The Company has filed an application for consent before the Securities and Exchange Board of India on November 12, 2007. The terms of consent proposes abatement of proceedings against the Company on payment of specified monetary amount.


SCN under SEBI Rules dated October 15, 2007


               SEBI has alleged certain irregularities pursuant to inspection  report for the period April 2002 to                         

               March 2004. SEBI in its SCN has asked the company to show cause as to why an inquiry should              not be held against the Company.


The Company has filed an application for consent before the Securities and Exchange Board of India on November 23, 2007. In April 2008, the Company paid Rs. 500 under the terms of consent to SEBI. SEBI issued the consent order in April 2008, disposing the adjudication proceedings without admitting or denying guilt by the Company and subject to the clauses of the undertakings and the waivers.


SCN under SEBI Rules dated March 31, 2008


SEBI appointed an adjudicating officer to inquire into and adjudge under SEBI Act and Regulations. SEBI has alleged that during the period February 1, 2005 to March 31, 2005, SMC Global executed non genuine transactions in collusion with certain clients and brokers in the future and options segment of NSE. SEBI has alleged that failure on the part of the Company to comply with the said provisions makes the Company liable to the penalty under SEBI Act. SEBI in its SCN has asked the Company to show cause as to why an inquiry should not be held against the Company.


The Company has filed an application for consent before the SEBI on May 1, 2008. The terms of consent proposes abatement of proceedings against the Company on payment of specified monetary amount.


Another SCN dated May 15, 2008 was received by the Company, containing similar allegations as stated above for the period March 1, 2004 to March 31, 2004. The Company has filed an application before the SEBI on June 1, 2008 for providing transaction logs and for grant of additional time for filing of reply. SEBI has not responded to the Company in this regard and the matter is pending with SEBI.


4.

Subsequent Events


The Board of Directors of the Company passed a resolution on April 18, 2008 for the amalgamation of SAM Global Securities Limited (“SAM”) with SMC Global Securities Limited (“SMC”). The Board of Directors of SAM also approved the resolution of amalgamation.
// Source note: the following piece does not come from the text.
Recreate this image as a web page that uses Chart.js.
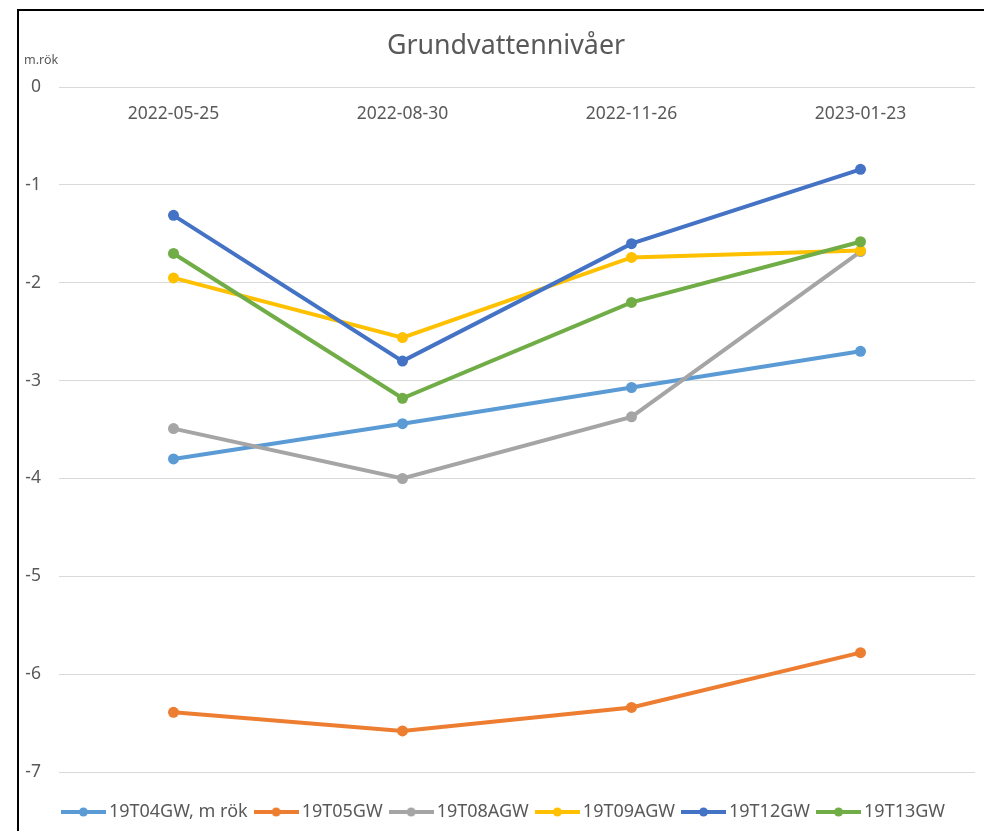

Under the scheme of amalgamation prepared under sections 391 and 394 and other applicable provisions of the Companies Act in India, the shareholders of SAM will receive one equity share of the face value of Rs. 10 each of SMC for every six fully paid up shares of SAM. The scheme will require approval of shareholders/creditors of companies, stock exchanges where the shares of SMC and SAM are listed, Securities and Exchange Board of India and other regulatory authorities. Under the Companies Act in India, the scheme will require the consent of High Court of Delhi in order to be effective.